Number of planned road closures to be cut

ENVIRONMENT is set to reduce the number of planned road closures at any one time on major routes.


ENVIRONMENT is set to reduce the number of planned road closures at any one time on major routes.

The department has blamed emergency works for its decision to cut the number of major thoroughfares allowed to be shut at one time from eight to seven.

The change, which will come into force from the beginning of next year, will apply only to the island’s main roads, including the inter-harbour route between St Sampson’s and St Peter Port, the traffic priority routes and local circulation routes.

It does not include smaller roads.

Comments for: "Number of planned road closures to be cut"

Victor Meldrew

I don't believe it...


I always ignore these signs when im out on my bike, im super fit no copper will catch me

Devil's Advocate

The major 'digger-upper' at the moment are JT, building their network 'which will benefit everybody'. However, it's easy to see that they're only linking the States buildings together. Anybody living in the Rohais thinking they'll get Gigabit broadband in 6 months time is living in cloud cuckoo land. For JT to provide those sort of speeds to customers will require all the roads to be dug up again!

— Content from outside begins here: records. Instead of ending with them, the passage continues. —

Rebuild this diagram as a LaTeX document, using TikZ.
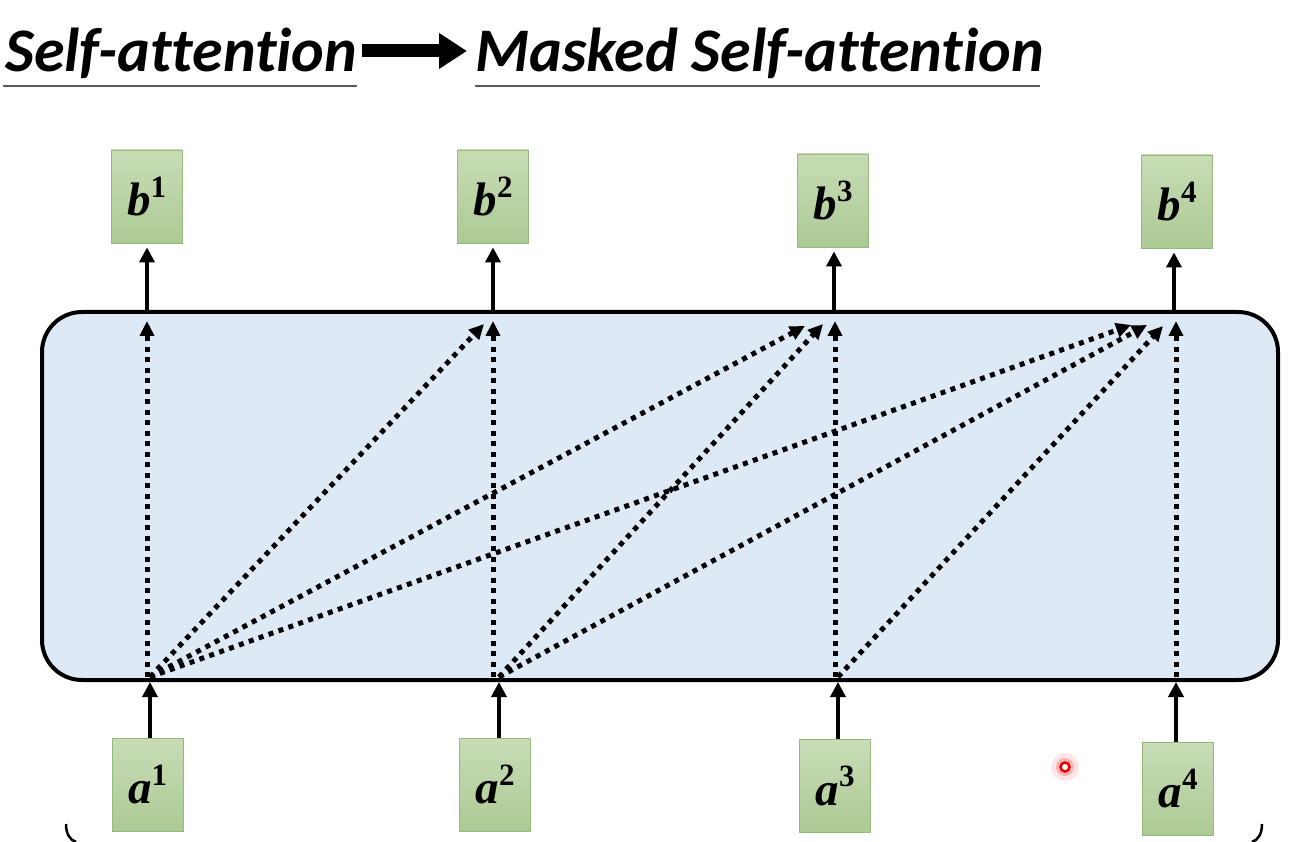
\documentclass[tikz,border=0pt]{standalone}
\usepackage{fontspec}
\newfontfamily\titlefont{Carlito}[Ligatures=NoCommon]
\newfontfamily\vecfont{Liberation Serif}
\usetikzlibrary{arrows.meta}
\definecolor{boxblue}{RGB}{221,233,245}
\definecolor{gtop}{RGB}{200,220,182}
\definecolor{gbot}{RGB}{172,202,148}
\definecolor{gedge}{RGB}{150,185,125}
\definecolor{uline}{RGB}{90,90,90}
\newcommand{\vlab}[2]{{\vecfont\bfseries\itshape #1}\raisebox{0.4em}{\vecfont\bfseries\fontsize{31}{31}\selectfont #2}}
\tikzset{
  vec/.style={draw=gedge, line width=0.8pt, top color=gtop, bottom color=gbot,
    minimum width=71pt, minimum height=93pt, inner sep=0pt,
    font=\fontsize{47}{47}\selectfont},
  solidarr/.style={line width=3.5pt, -{Triangle[length=15pt,width=15pt]}},
  dotarr/.style={line width=5pt, dash pattern=on 5pt off 5.5pt,
    -{Triangle[length=15pt,width=14pt]}},
  ttl/.style={font=\titlefont\bfseries\itshape\fontsize{62}{62}\selectfont,
    inner sep=0pt, anchor=base west},
  uln/.style={draw=uline, line width=2pt},
}
\begin{document}
\begin{tikzpicture}[x=1pt,y=-1pt]
\useasboundingbox[fill=white] (0,0) rectangle (1304,842);

% title
\node[ttl] (t1) at (5,72) {Self-attention};
\node[ttl] (t2) at (475,72) {Masked Self-attention};
\draw[uln] (3,86) -- (357,86);
\draw[uln] (475,86) -- (1040,86);
\coordinate (ar1) at (362,51);
\coordinate (ar2) at (467,51);
\draw[line width=13pt, -{Triangle[length=28pt,width=34pt]}] (ar1) -- (ar2);

% big box
\node[draw, line width=4pt, rounded corners=40pt, fill=boxblue,
  minimum width=1236pt, minimum height=368pt, inner sep=0pt] (att) at (660,496) {};

% outputs
\node[vec] (b1) at (146.5,196.5) {\vlab{b}{1}};
\node[vec] (b2) at (493,196.5) {\vlab{b}{2}};
\node[vec] (b3) at (833,200.5) {\vlab{b}{3}};
\node[vec] (b4) at (1177,201.5) {\vlab{b}{4}};
% inputs
\node[vec] (a1) at (147.5,784.5) {\vlab{a}{1}};
\node[vec] (a2) at (495,784.5) {\vlab{a}{2}};
\node[vec] (a3) at (835,786) {\vlab{a}{3}};
\node[vec] (a4) at (1178,788.5) {\vlab{a}{4}};

% sources at box bottom
\coordinate (s1) at (150,677);
\coordinate (s2) at (499,677);
\coordinate (s3) at (838,677);
\coordinate (s4) at (1176,677);
% vertical targets
\coordinate (v1) at (147,321);
\coordinate (v2) at (493,321);
\coordinate (v3) at (835,321);
\coordinate (v4) at (1176,321);
% diagonal targets
\coordinate (d12) at (484,324);
\coordinate (d13) at (805,326);
\coordinate (d23) at (823,324);
\coordinate (d14) at (1131,325);
\coordinate (d24) at (1147,325);
\coordinate (d34) at (1163,326);

% solid arrows
\coordinate (o1) at (147,312);
\coordinate (o2) at (493,312);
\coordinate (o3) at (834,312);
\coordinate (o4) at (1174,312);
\draw[solidarr] (o1) -- ([yshift=-4pt]b1.south -| o1);
\draw[solidarr] (o2) -- ([yshift=-4pt]b2.south -| o2);
\draw[solidarr] (o3) -- ([yshift=-4pt]b3.south -| o3);
\draw[solidarr] (o4) -- ([yshift=-4pt]b4.south -| o4);

\draw[solidarr] (a1.north -| s1) -- ([yshift=-5pt]s1);
\draw[solidarr] (a2.north -| s2) -- ([yshift=-5pt]s2);
\draw[solidarr] (a3.north -| s3) -- ([yshift=-5pt]s3);
\draw[solidarr] (a4.north -| s4) -- ([yshift=-5pt]s4);

% dotted attention arrows
\draw[dotarr] (s1 -| v1) -- (v1);
\draw[dotarr] (s2 -| v2) -- (v2);
\draw[dotarr] (s3 -| v3) -- (v3);
\draw[dotarr] (s4) -- (v4);
\draw[dotarr] (s1) -- (d12);
\draw[dotarr] (s1) -- (d13);
\draw[dotarr] (s1) -- (d14);
\draw[dotarr] (s2) -- (d23);
\draw[dotarr] (s2) -- (d24);
\draw[dotarr] (s3) -- (d34);

% cursor dot
\coordinate (cur) at (1065,767);
\fill[red!10] (cur) circle (14pt);
\fill[red!30] (cur) circle (9pt);
\draw[red!90!black, line width=2.5pt, fill=white] (cur) circle (4.5pt);

% brace ends
\coordinate (bl) at (66,824);
\coordinate (br) at (1262,824);
\draw[line width=2.5pt] (bl) .. controls (66,834) and (70,840) .. (76,842);
\draw[line width=2.5pt] (br) .. controls (1262,834) and (1258,840) .. (1252,842);
\end{tikzpicture}
\end{document}
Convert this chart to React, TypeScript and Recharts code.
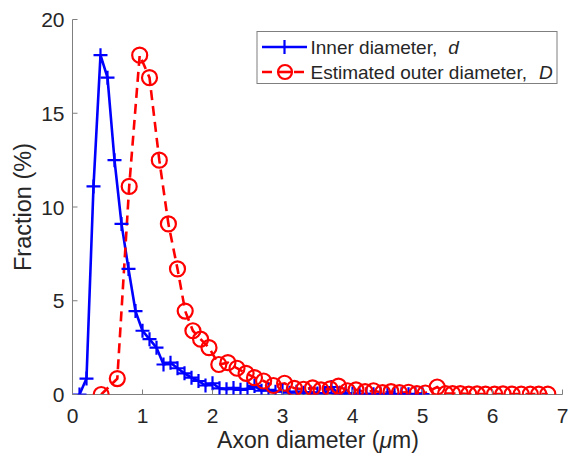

But we will continue to see far too many roads closed with the excuse that it's due to the requirements of health and safety, when in reality it's because nobody seems capable of exercising any degree of common sense.

Why close a road for days or weeks when the only obstruction is smaller than a medium sized wheelie-bin (smaller than a smart car!), and no workmen have been there for the last 5-6 days?

I accept that the safety of workmen is essential, but we do see so many roads closed for no sensible reason. Not to wonder why people continue to ignore the abundant and often confusing "road-closed" signs!

I cycle to work and refuse to accept a 2.5 mile diversion up a hill when I know that I can get off and walk past the work site if necessary.


The customer will have to pay again how stupid are you mr Domaille


Sure and Wave are closing too many roads, major & minor!

Why can't they use the existing underground network to do whatever needed?

No doubt someone has a good answer

Dai Version

Environment have reinforced it - the Car is King!

My view is that anyone who benefits from mains water, gas, electricity, telephone, internet, main drains or whatever has no right to whinge about road works.


Ah, main drains and gas would be a dream come true for several of us!


Wow ! Less road closures sounds wonderful BUT when you read the article carefully you will see that it is only the planned closures to major roads being reduced. Why are they doing this ? Because the number of emergency closures is increasing. Why should that be? Perhaps it is because the services know that if they just ask for a road closure they have to wait a bit but if they say "Its an emergency!" they get immediate closure. It would be interesting to know what percentage of , say, electricity closures is for emergency and what percentage for service extensions etc.

If Environment were to charge by the hour for any road closure the holdups would be minimized. Yes, the customer would pay in the end but is that so wrong? If the customer wants an improved/extra service why should all the other consumers pay for the costs of the closures and the reinstatement of the road surface? Time to take a fresh look at the whole issue.

the oldguern

Road closures and cutting the Vale off is just another one of those States U-turns.

After all 250 years ago they spent thousands filling in the Braye Du Val, to make a road access, now they want to stop the access again, or is it another Vale douzaine ploy to keep those heg veg people from other parishes away from L'ancresse


Old Guern,

Why would the States wish to cut the Vale off from the rest of the Island ? As Dep. Jones famously once said, the only reason the States of the time filled in the Braye du Valle was so that the lorries carrying the rubbish from the national park could reach the tip.